My husband is a pilot. It’s not his job, but his hobby, something he dreamed of since long before I knew him. Our tolerance for risk, however, is not the same. I’d be content to fly in a small plane once in my lifetime, to say, “Wow, what a cool experience. Now I can move on.” To be honest, I’d be happy just dreaming about it, the same way I think sky diving sounds amazing, but maybe too risky for a 40-something mother of six.
But my husband loves to fly. My friends ask how I stand it. They ask if I worry.
Of course I do.
Every time he goes up, my prayers go with him. Even so, I know that may not be enough. There are lots of ways we lose people, many less risky than flying a small plane. But I can’t take away this thing that he loves.
Would he give it up if I asked? Would he have forgone becoming a pilot years ago, if I’d just explained my fears? I don’t know. I like to think our love runs deep enough that he’d make that sacrifice. But it also runs deep enough that I’ll never ask it.

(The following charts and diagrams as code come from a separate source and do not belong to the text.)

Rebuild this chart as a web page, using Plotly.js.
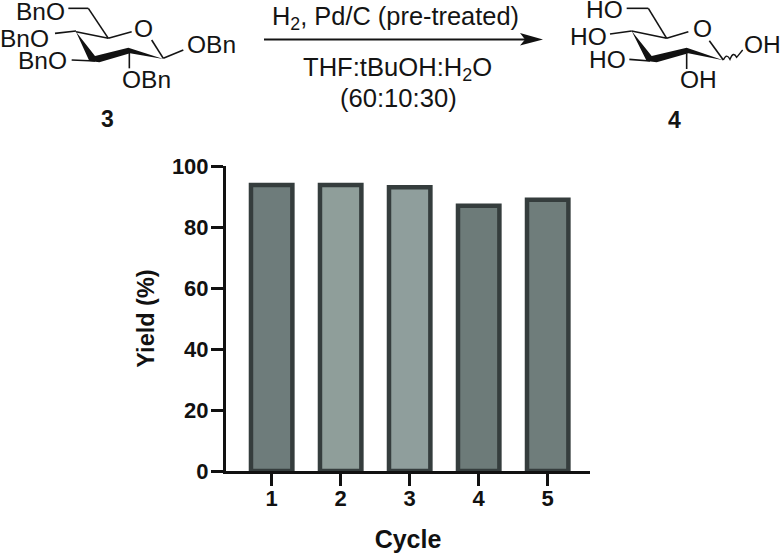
<!DOCTYPE html>
<html><head><meta charset="utf-8">
<script src="https://cdn.plot.ly/plotly-3.0.1.min.js"></script>
<style>html,body{margin:0;padding:0;background:#fff}#c{width:780px;height:553px}</style>
</head><body><div id="c"></div>
<script>
const categories = [1, 2, 3, 4, 5];
const yieldValues = [93.8, 93.8, 93, 87, 88.9];
const barColors = ['#6e7c7b', '#8f9e9a', '#8f9e9c', '#6d7b79', '#6f7d7b'];
const yTicks = [0, 20, 40, 60, 80, 100];

const W = 780, H = 553, INK = '#141414', SANS = '"Liberation Sans", Arial, sans-serif';
const px = x => x / W, py = y => 1 - y / H;

// Scheme drawing (px, y down), given as zoomed-crop units divided by 3 plus an origin
const bonds3 = [[205,25,265,25],[265,25,325,115],[325,115,395,95],[455,120,490,175],[490,175,550,150],
  [228,95,325,115],[165,100,228,93],[215,180,285,183],[388,150,388,205]];
const wedge3 = [[228,95],[268,183],[298,187],[390,160],[490,177],[385,143],[285,168]];
const bonds4 = [[230,25,295,25],[295,25,350,115],[350,115,415,95],[478,122,520,180],
  [245,93,350,115],[180,102,245,93],[238,178,300,183],[410,160,410,207]];
const wedge4 = [[245,93],[290,183],[320,187],[415,160],[520,181],[410,143],[305,168]];
const wavy4 = [[520,180],[530,158],[540,178],[550,152],[560,172],[578,150]];
const arrowLine = [264, 39.5, 525, 39.5];
const arrowHead = [[520,33],[543,39.5],[520,45.5],[525,39.5]];

const shapes = [];
const seg = (b, ox) => shapes.push({type:'line', xref:'paper', yref:'paper',
  x0:px(ox+b[0]/3), y0:py(b[1]/3), x1:px(ox+b[2]/3), y1:py(b[3]/3), line:{color:INK,width:1.6}});
const poly = (p, ox, div) => shapes.push({type:'path', xref:'paper', yref:'paper', line:{width:0}, fillcolor:'#111',
  path:'M'+p.map(q => px(ox+q[0]/div)+','+py(q[1]/div)).join('L')+'Z'});
bonds3.forEach(b => seg(b, 0));
bonds4.forEach(b => seg(b, 550));
poly(wedge3, 0, 3);
poly(wedge4, 550, 3);
poly(arrowHead, 0, 1);
shapes.push({type:'line', xref:'paper', yref:'paper', x0:px(arrowLine[0]), y0:py(arrowLine[1]),
  x1:px(arrowLine[2]), y1:py(arrowLine[3]), line:{color:INK,width:1.8}});
{
  const q = wavy4.map(p => [px(550+p[0]/3), py(p[1]/3)]);
  let d = 'M'+q[0][0]+','+q[0][1];
  for (let i = 1; i + 1 < q.length; i += 2) d += 'Q'+q[i][0]+','+q[i][1]+' '+q[i+1][0]+','+q[i+1][1];
  d += 'L'+q[q.length-1][0]+','+q[q.length-1][1];
  shapes.push({type:'path', xref:'paper', yref:'paper', path:d, line:{color:INK,width:1.4}});
}

const schemeLabels = [
  ['BnO', 40, 11, 24.5], ['BnO', 24, 38, 24.5], ['BnO', 42, 60, 24.5], ['OBn', 211, 45, 24.5], ['OBn', 146, 80, 24.5],
  ['O', 143, 29, 24.5],
  ['HO', 604.5, 10, 24.5], ['HO', 588, 37, 24.5], ['HO', 607, 59, 24.5], ['OH', 762, 45, 24.5], ['OH', 698, 80, 24.5],
  ['O', 702, 29, 24.5],
  ['H<sub>2</sub>, Pd/C (pre-treated)', 395, 18, 25.4],
  ['THF:tBuOH:H<sub>2</sub>O', 397.5, 69, 25.6],
  ['(60:10:30)', 398, 98, 25.6]
];
const annotations = schemeLabels.map(a => ({text:a[0], x:px(a[1]), y:py(a[2]), xref:'paper', yref:'paper',
  xanchor:'center', yanchor:'middle', showarrow:false, font:{family:SANS,size:a[3],color:INK}}));
[['3',107,119],['4',674,120]].forEach(a => annotations.push({text:'<b>'+a[0]+'</b>', x:px(a[1]), y:py(a[2]),
  xref:'paper', yref:'paper', xanchor:'center', yanchor:'middle', showarrow:false, font:{family:SANS,size:23,color:INK}}));

const trace = {type:'bar', x:categories, y:yieldValues, width:0.6, cliponaxis:false,
  marker:{color:barColors, line:{color:'#353d3d', width:4.5}}, hoverinfo:'x+y'};

const layout = {
  width:W, height:H, margin:{l:0,r:0,t:0,b:0,pad:0}, paper_bgcolor:'#fff', plot_bgcolor:'#fff', showlegend:false,
  font:{family:SANS,color:'#111'},
  shapes, annotations,
  xaxis:{domain:[px(226),px(590)], range:[0.338,5.613], tickmode:'array', tickvals:categories, ticktext:categories.map(String),
    showgrid:false, zeroline:false, showline:true, linecolor:'#111', linewidth:3, ticks:'outside', ticklen:12, tickwidth:3, tickcolor:'#111',
    tickfont:{family:SANS,size:22,color:'#111',weight:700}, ticklabelstandoff:-6,
    title:{text:'<b>Cycle</b>', font:{family:SANS,size:25,color:'#111'}, standoff:25}},
  yaxis:{domain:[py(471),py(166)], range:[0,100], tickmode:'array', tickvals:yTicks,
    showgrid:false, zeroline:false, showline:true, linecolor:'#111', linewidth:3, ticks:'outside', ticklen:12, tickwidth:3, tickcolor:'#111',
    tickfont:{family:SANS,size:22,color:'#111',weight:700}, ticklabelstandoff:-2,
    title:{text:'<b>Yield (%)</b>', font:{family:SANS,size:23.5,color:'#111'}, standoff:11}}
};
Plotly.newPlot('c', [trace], layout, {displayModeBar:false, responsive:false});
</script></body></html>
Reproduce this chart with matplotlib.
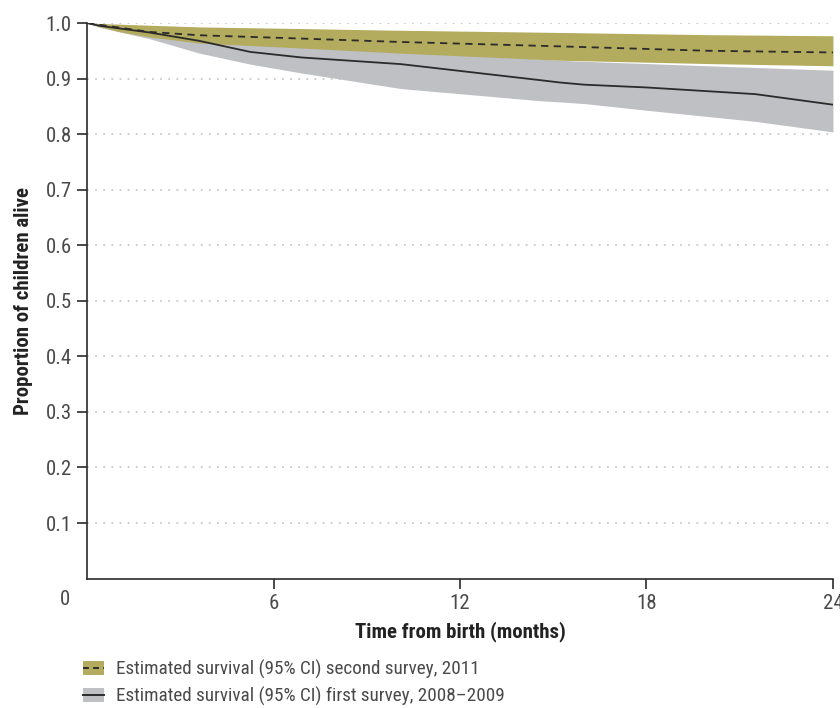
# Kaplan-Meier style survival curves, two surveys, with 95% CI bands

import matplotlib
matplotlib.use("Agg")
import matplotlib.pyplot as plt
from matplotlib.patches import Patch
from matplotlib.lines import Line2D
from matplotlib.legend_handler import HandlerTuple

plt.rcParams['font.family'] = ['Roboto Condensed', 'PT Sans Narrow', 'DejaVu Sans']

# second survey, 2011
months2 = [0, 1, 2, 3.6, 6.9, 10, 15.2, 20, 24]
surv2 = [1.0, 0.992, 0.984, 0.978, 0.972, 0.966, 0.958, 0.950, 0.947]
upper2 = [1.0, 0.998, 0.996, 0.993, 0.990, 0.987, 0.983, 0.979, 0.977]
lower2 = [1.0, 0.985, 0.975, 0.964, 0.955, 0.946, 0.933, 0.927, 0.923]

# first survey, 2008-2009
months1 = [0, 0.4, 2, 3.6, 5.25, 6.9, 10.1, 14.6, 15.2, 16, 18, 21.5, 24]
surv1 = [1.0, 0.995, 0.983, 0.968, 0.948, 0.938, 0.926, 0.897, 0.893, 0.889, 0.884, 0.872, 0.853]
upper1 = [1.0, 0.997, 0.99, 0.98, 0.972, 0.962, 0.952, 0.935, 0.933, 0.931, 0.927, 0.920, 0.915]
lower1 = [1.0, 0.992, 0.972, 0.946, 0.926, 0.910, 0.882, 0.860, 0.858, 0.855, 0.843, 0.823, 0.804]

x_ticks = [6, 12, 18, 24]
y_ticks = [0.1, 0.2, 0.3, 0.4, 0.5, 0.6, 0.7, 0.8, 0.9, 1.0]

olive = '#b3ab5d'
grey = '#bfc0c4'
dark = '#2b2b2b'
tick_col = '#4a4a4a'

fig = plt.figure(figsize=(8.4, 7.08), dpi=100)
ax = fig.add_axes([0.1036, 0.1828, 0.888, 0.7847])

for yv in y_ticks:
    ax.axhline(yv, color='#c8c8c8', lw=1.3, ls=(0, (1, 3.5)), zorder=0)

ax.fill_between(months1, lower1, upper1, color=grey, lw=0, zorder=1)
ax.fill_between(months2, lower2, upper2, color=olive, lw=0, zorder=2)
ax.plot(months1, surv1, color=dark, lw=1.3, zorder=3)
ax.plot(months2, surv2, color=dark, lw=1.3, ls=(0, (4, 3)), zorder=3)

ax.set_xlim(0, 24)
ax.set_ylim(0, 1.0)
ax.set_xticks(x_ticks)
ax.set_yticks(y_ticks)
ax.set_yticklabels([f"{v:.1f}" for v in y_ticks])
ax.tick_params(direction='out', length=7, width=1.2, color=dark,
               labelsize=15, labelcolor=tick_col, pad=4)
for s in ['top', 'right']:
    ax.spines[s].set_visible(False)
for s in ['left', 'bottom']:
    ax.spines[s].set_color(dark)
    ax.spines[s].set_linewidth(1.2)

ax.text(-0.0228, -0.02, '0', transform=ax.transAxes, ha='right', va='top',
        fontsize=15, color=tick_col)

ax.set_xlabel('Time from birth (months)', fontsize=15, fontweight='bold',
              color='#222222', labelpad=6)
ax.set_ylabel('Proportion of children alive', fontsize=15, fontweight='bold',
              color='#222222')
ax.yaxis.set_label_coords(-0.072, 0.5)

h2 = (Patch(facecolor=olive, edgecolor='none'), Line2D([], [], color=dark, lw=1.4, ls=(0, (3, 2.2))))
h1 = (Patch(facecolor=grey, edgecolor='none'), Line2D([], [], color=dark, lw=1.4))
fig.legend([h2, h1],
           ['Estimated survival (95% CI) second survey, 2011',
            'Estimated survival (95% CI) first survey, 2008\u20132009'],
           handler_map={tuple: HandlerTuple(ndivide=1, pad=0)},
           loc='upper left', bbox_to_anchor=(0.0895, 0.079), frameon=False,
           fontsize=13.8, handlelength=1.1, handleheight=0.72, handletextpad=0.62,
           labelspacing=0.4, labelcolor=tick_col, borderaxespad=0)

fig.savefig('out.png', dpi=100)
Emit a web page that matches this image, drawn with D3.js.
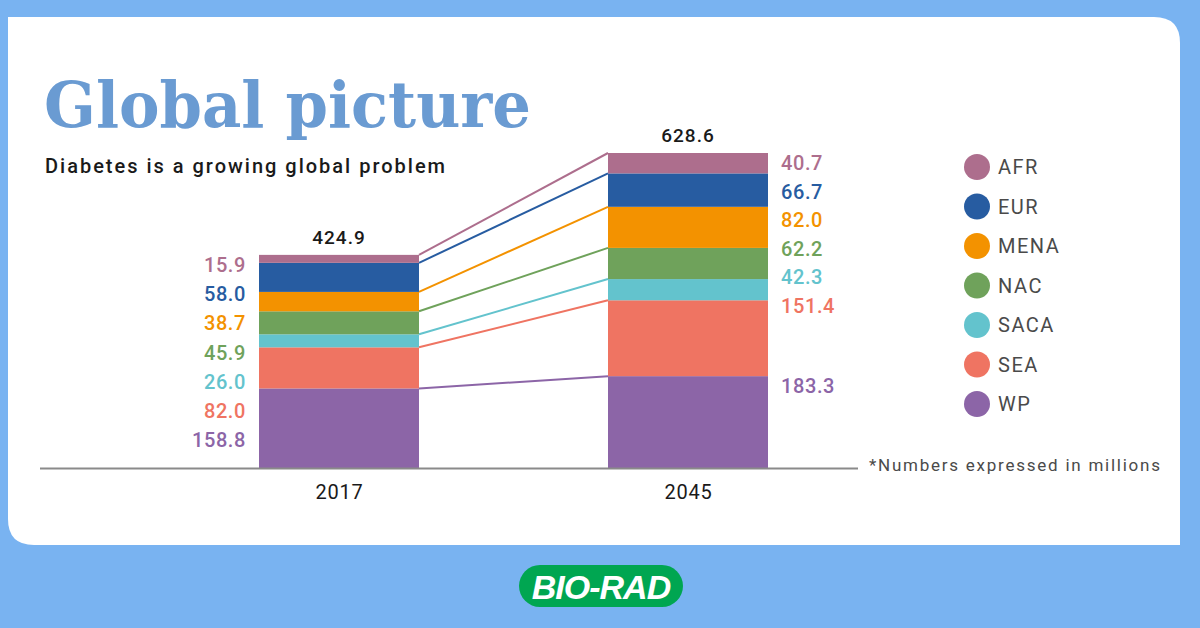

Instead, I fly with him, sharing in something that brings him joy, so we can experience it together. Prayers stream through my mind from the time we leave terra firma until we return, and I have to admit, sometimes I’m still freaked out about the whole idea. But, I’m growing to enjoy it.
I love seeing the clouds scattered around me or blanketing the space below. I love the wrinkled landscape, the patchwork of farmland that covers the earth. I admire the glittering rivers that stretch sinuously across the land like a snake. At night, I marvel at the glimmering lights indicating the presence of a thriving civilization, mirroring the star-dusted sky above. I value the quiet peacefulness of soaring.
So, I’m leaving my fears behind and learning to fly.
How do you feel when you face your fears?
What fears do you still need to conquer?